Bharti Airtel Ltd, Tech Mahindra Ltd, Aditya Birla Nuvo Ltd, Cholamandalam Investment and Finance Co. Ltd and Reliance Industries Ltd shares rallied on Thursday morning as they were among the 11 entities which have received in-principle approval from the Reserve Bank of India (RBI) to start payment banks.
But the gains were short-lived in a weak market, underscoring their knee-jerk nature. Nevertheless, while the road ahead is full of uncertainties, the fact remains that the RBI approval for setting up payment banks will pave the way for financial inclusion through a combination of branches and digital platforms.
What will be the impact on universal banks? The impact on private sector banks will be minimal because they have already made strong investments in technology. Also some of the private sector banks like Kotak Mahindra Bank Ltd, Yes Bank Ltd and ICICI Bank Ltd have tied up with some of the companies that have got approval for setting up payment banks and hence will not be affected much. Large public sector banks have also tied up with or will very probably tie up with entities that have received payment bank approval.

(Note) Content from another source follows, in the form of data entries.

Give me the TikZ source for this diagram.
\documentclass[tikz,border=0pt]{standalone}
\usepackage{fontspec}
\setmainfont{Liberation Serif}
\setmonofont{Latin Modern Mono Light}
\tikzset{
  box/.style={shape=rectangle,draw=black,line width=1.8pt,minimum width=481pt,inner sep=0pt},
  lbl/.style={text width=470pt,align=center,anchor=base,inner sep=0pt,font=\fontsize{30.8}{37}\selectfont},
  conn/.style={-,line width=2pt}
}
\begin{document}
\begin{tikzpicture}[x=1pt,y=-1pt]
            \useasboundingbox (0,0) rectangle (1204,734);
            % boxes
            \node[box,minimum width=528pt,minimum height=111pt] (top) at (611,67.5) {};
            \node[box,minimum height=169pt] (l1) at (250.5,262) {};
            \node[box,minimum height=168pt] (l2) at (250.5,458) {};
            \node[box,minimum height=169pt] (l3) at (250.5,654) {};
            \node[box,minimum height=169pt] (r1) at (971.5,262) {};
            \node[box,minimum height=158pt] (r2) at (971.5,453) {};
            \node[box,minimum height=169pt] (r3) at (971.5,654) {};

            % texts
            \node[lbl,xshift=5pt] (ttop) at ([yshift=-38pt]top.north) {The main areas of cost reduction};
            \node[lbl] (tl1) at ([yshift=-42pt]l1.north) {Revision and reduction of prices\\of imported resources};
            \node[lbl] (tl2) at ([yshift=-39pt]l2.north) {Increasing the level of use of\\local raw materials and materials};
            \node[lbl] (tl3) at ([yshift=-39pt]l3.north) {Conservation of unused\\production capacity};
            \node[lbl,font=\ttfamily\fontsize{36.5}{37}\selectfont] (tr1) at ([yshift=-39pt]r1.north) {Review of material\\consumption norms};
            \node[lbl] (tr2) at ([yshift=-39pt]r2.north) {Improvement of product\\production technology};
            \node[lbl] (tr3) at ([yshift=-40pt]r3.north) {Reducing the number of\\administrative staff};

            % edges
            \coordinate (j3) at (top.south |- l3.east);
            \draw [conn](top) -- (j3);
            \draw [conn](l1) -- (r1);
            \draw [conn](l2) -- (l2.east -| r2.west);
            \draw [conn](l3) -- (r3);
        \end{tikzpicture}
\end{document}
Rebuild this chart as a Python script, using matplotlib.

That is why RBI governor Raghuram Rajan, in an interaction with State Bank of India chairperson Arundhati Bhattacharya on Thursday, made light of the threat to big banks from payment banks, and said instead they could act like feeder banks and make the larger banks more competitive.
But there could be an impact on small and medium public sector banks as incremental deposit growth and market share will see some impact from payment banks, especially in the rural and semi-urban areas. Remember, public sector banks are also seeing their current and savings account (Casa) deposit share slowing and have a huge pile of bad debts, which is affecting their profitability and ability to grow.
There could also be pressure on public sector banks’ deposit franchise from India Post, which has received payment bank approval. India Post’s reach, with 139,000 post offices, significantly exceeds the number of bank branches at around 44,700 in rural areas. Since payment banks are allowed to take deposits up to ₹ 1 lakh, public sector banks could lose out on customers who might open savings accounts with the post office.
Post offices have long been trusted for long-term deposits and by offering Casa deposits, they could potentially cannibalize public sector banks’ Casa share in rural markets, which makes up around 90-95% of the Casa deposits, according to a Nomura Global Markets Research note dated 19 August.
India is far from being the only country where technology armed with financial apps is challenging traditional banks. In China, mobile apps have mushroomed and have started threatening the backward and inefficient traditional banks, so much so that many customers have switched directly from cash transactions to banking through mobile apps.
Moreover, mid and small public sector banks could also lose out from business correspondents (BCs). Payment banks are permitted to collect deposits through branches or BCs. FINO PayTech Ltd is one of the largest BCs to get a payment bank licence. With an established rural network, it will create strong competition for public sector banks in rural areas.
Payment banks could also start offering competitive deposit rates of as high as 6-7% to lure customers, compared with the average 4% savings deposit rates of traditional public sector banks, according to Ambit Capital Pvt. Ltd in a note dated 20 August. This could weigh on the deposit franchise of public sector banks in the long run.
Besides the threat to deposits, competition for state-owned banks will intensify as payment banks, which are backed by digital platforms, adequate capital, zero legacy issues, and low-cost innovative and convenient services, will compete heavily for liabilities in rural and semi-urban areas. There could be a loss of market share in payment transactions and government transfers too, said CLSA in a report dated 20 August.
In fact, competition from here on is only going to get tougher. RBI is going to announce small finance banks soon and is currently evaluating around 70 applications. That means, in the longer term, some of the smaller public sector banks may remain under pressure, particularly those that are strapped for cash and cannot participate fully once a full-fledged recovery happens.
The writer does not own shares in the above-mentioned companies.